My suggestions have turned common interview advice around back onto the hiring manager not because I wish to demonize these people (who are humans, probably tired, may be distracted by family life, etc. . . ) but simply because we have taken the care to call what we do in the hiring process a conversation. If it isn’t to be a conversation, then none of this truly matters and it is a performance. In which case, it most definitely privileges a certain kind of person, especially if I am to show-up and perform without prepared comments–a script. How we label what it is we do in this process matters to our understanding of how we show-up and interact and communicate and make-meaning together. And it takes two to have a conversation.
I’ll leave you with a final word about human behavioral biology, bias, and the system we’ve designed to hire people. I’ve been seeing a lot of wise and worthy calls on LinkedIn from recruiters, jobseekers, and content creators for hiring managers to “screen in” instead of “screening out.” This isn’t just hyperbole, but biology. When our brains label someone as “out” or “them” or “not in,” our brains go to work in all sorts of unconscious ways that impact everything from how we feel to how we make decisions about that person (see, again, Robert Sapolsky’s Behave). If you’re screening for “culture fit,” and screening out, you will only ever screen in the people who are most like you, whether that’s race, gender, class, or any other identity or category marker.
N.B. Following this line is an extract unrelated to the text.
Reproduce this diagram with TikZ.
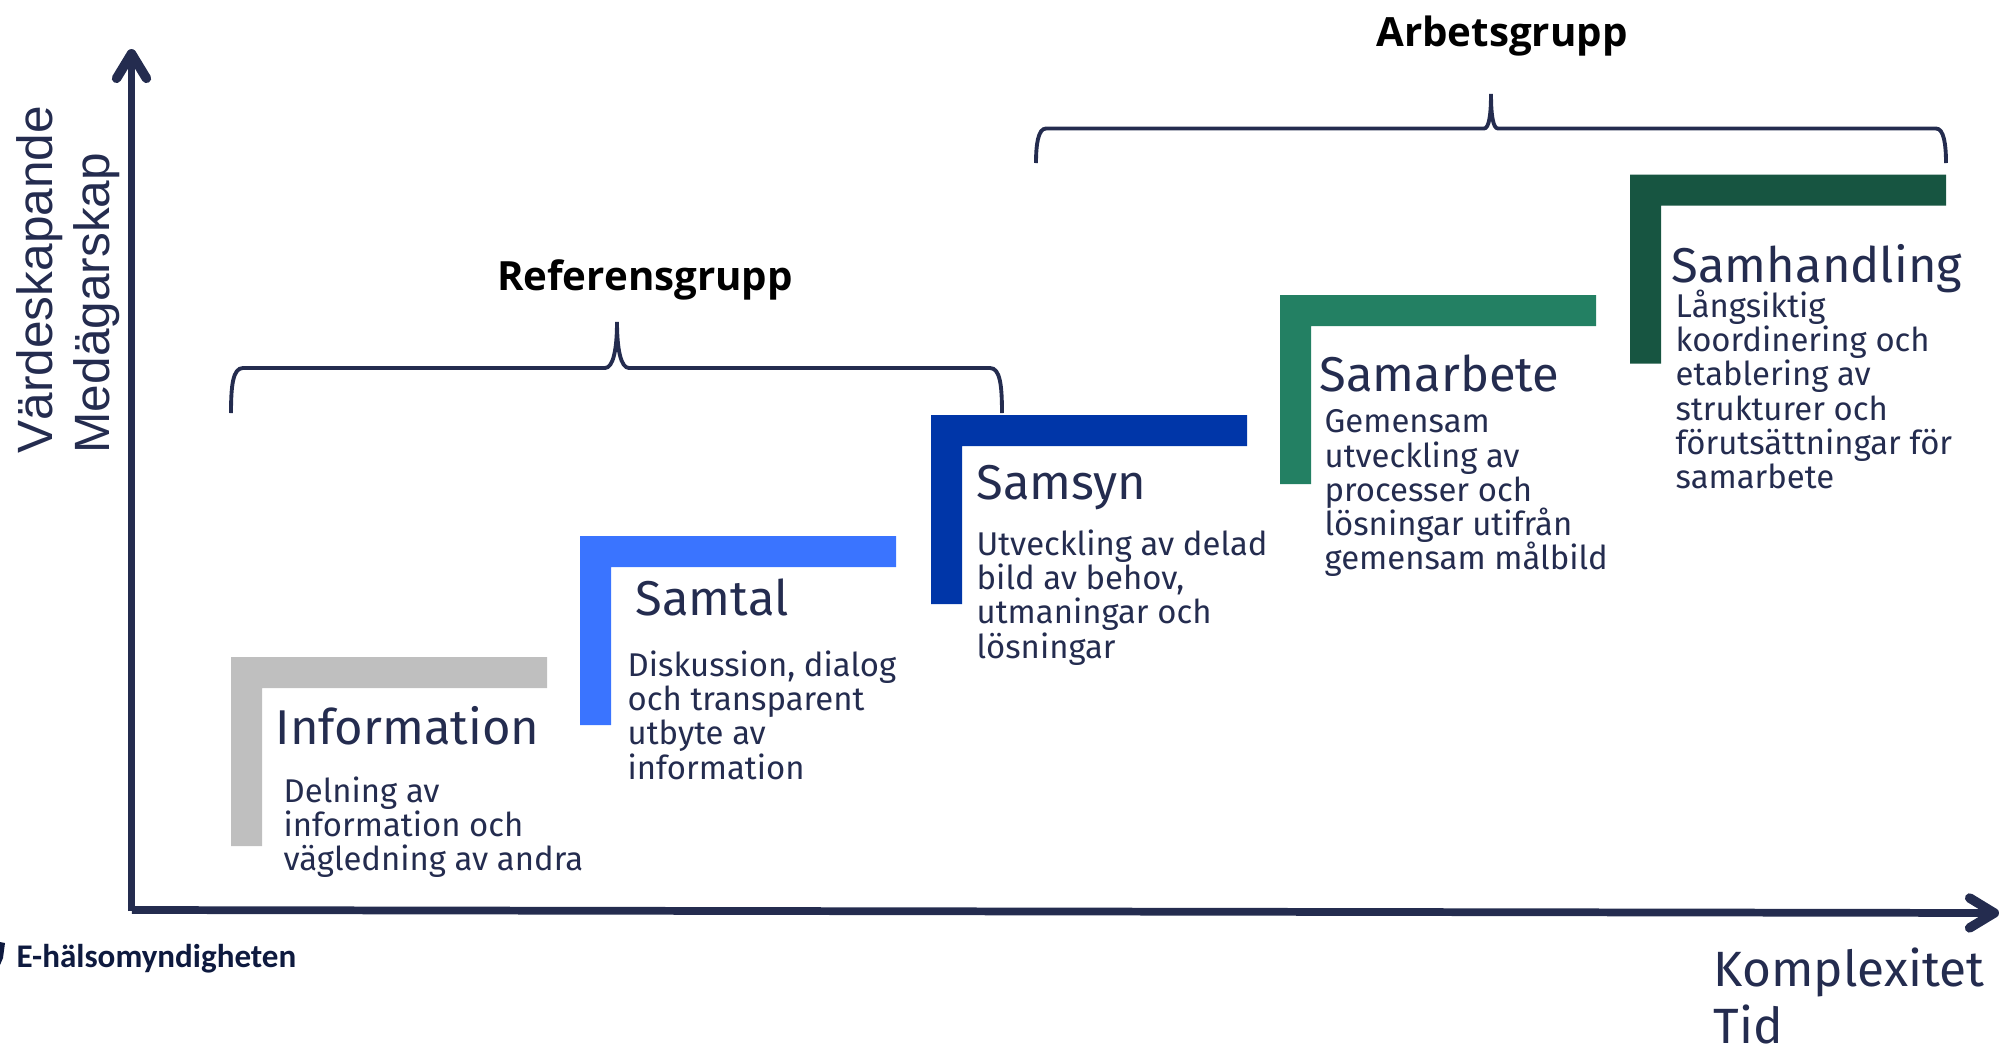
\documentclass[tikz,border=0pt]{standalone}
\usepackage{fontspec}
\setmainfont{Fira Sans}[Scale=1]
\newfontfamily\groupfont{Open Sans}
\newfontfamily\logofont{Carlito}
\newfontfamily\sidefont{Liberation Sans}
\usetikzlibrary{arrows.meta}
\normallineskiplimit=-5pt\relax
\lineskiplimit=-5pt\relax
\definecolor{axisblue}{HTML}{242C4F}
\definecolor{stepgrey}{HTML}{BFBFBF}
\definecolor{stepsky}{HTML}{3A74FF}
\definecolor{stepnavy}{HTML}{0036A8}
\definecolor{stepteal}{HTML}{238063}
\definecolor{stepforest}{HTML}{175541}
\definecolor{logoblue}{HTML}{0E1A3F}
\tikzset{
  axisline/.style={draw=axisblue,line width=2.2pt,-{Straight Barb[length=7pt,width=8.5pt,line width=2.7pt,round]}},
  bracket/.style={draw=axisblue,line width=1.1pt},
  steptitle/.style={anchor=base west,inner sep=0pt,text=axisblue,font=\fontsize{13.9}{16}\selectfont},
  steptext/.style={anchor=north west,inner sep=0pt,align=left,text=axisblue,font=\fontsize{9.35}{9.75}\selectfont},
  axislabel/.style={inner sep=0pt,text=axisblue,font=\fontsize{14.1}{16}\selectfont},
  sidelabel/.style={inner sep=0pt,rotate=90,anchor=base west,text=axisblue,font=\fontsize{14.1}{16}\sidefont},
  grouplabel/.style={inner sep=0pt,text=black,font=\fontsize{11.45}{13}\groupfont\bfseries},
}
\begin{document}
\begin{tikzpicture}[x=0.01cm,y=-0.01cm]
\useasboundingbox (0,0) rectangle (1999,1045);

\foreach \col/\x/\y in {stepgrey/231/657,stepsky/580/536,stepnavy/931/415,stepteal/1280/295,stepforest/1630/174.5}{
\fill[\col] (\x,\y) -- ++(316,0) -- ++(0,31) -- ++(-285,0) -- ++(0,158) -- ++(-31,0) -- cycle;
}

\coordinate (origin) at (131.5,911);
\coordinate (ytop) at (131.5,49);
\coordinate (xstart) at (132,910);
\coordinate (xend) at (1999,913);
\draw[axisline] (origin) -- (ytop);
\draw[axisline] (xstart) -- (xend);

\draw[bracket] (231,413) .. controls (231,385) and (233,368) .. (243,368) -- (605,368) .. controls (613,368) and (617,350) .. (617,322) .. controls (617,350) and (621,368) .. (629,368) -- (990,368) .. controls (1000,368) and (1002,385) .. (1002,413);
\draw[bracket] (1036,163) .. controls (1036,145) and (1038,128.5) .. (1046,128.5) -- (1484,128.5) .. controls (1489,128.5) and (1491,115) .. (1491,94) .. controls (1491,115) and (1493,128.5) .. (1498,128.5) -- (1936,128.5) .. controls (1944,128.5) and (1946,145) .. (1946,163);

\node[grouplabel] (referens) at (645,280) {Referensgrupp};
\node[grouplabel] (arbets) at (1502,36) {Arbetsgrupp};

\node[steptitle] (information) at (275,744) {Information};
\node[steptext] (informationtext) at (283,776) {Delning av\\information och\\vägledning av andra};
\node[steptitle] (samtal) at (635,615) {Samtal};
\node[steptext] (samtaltext) at (627,650) {Diskussion, dialog\\och transparent\\utbyte av\\information};
\node[steptitle] (samsyn) at (976,499) {Samsyn};
\node[steptext] (samsyntext) at (976,529) {Utveckling av delad\\bild av behov,\\utmaningar och\\lösningar};
\node[steptitle] (samarbete) at (1319,391) {Samarbete};
\node[steptext] (samarbetetext) at (1324,409) {Gemensam\\utveckling av\\processer och\\lösningar utifrån\\gemensam målbild};
\node[steptitle] (samhandling) at (1671,282) {Samhandling};
\node[steptext] (samhandlingtext) at (1675,289) {Långsiktig\\koordinering och\\etablering av\\strukturer och\\förutsättningar för\\samarbete};

\node[sidelabel] (vardeskapande) at (52,454) {Värdeskapande};
\node[sidelabel] (medagarskap) at (110,454) {Medägarskap};
\node[axislabel,anchor=base west] (komplexitet) at (1713,986) {Komplexitet};
\node[axislabel,anchor=base west] (tid) at (1713,1043) {Tid};

\fill[logoblue] (0,942) -- (5,943) -- (3,958) -- (0,965) -- cycle;
\node[anchor=base west,inner sep=0pt,text=logoblue,font=\fontsize{9.4}{11}\logofont\bfseries] (logo) at (16,967) {E-hälsomyndigheten};
\end{tikzpicture}
\end{document}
If we’re humanizing the process by undoing our inherent biases through creating context and transparency, then we’re also asking how this person fits instead of how they don’t. In a healthier hiring process, we understand our own biases and the relationship we have to the work and the people. We understand our definition of who fits and who doesn’t and are transparent about our expectations. In a healthy hiring process, we work hard to try to bring people in instead of keeping them out.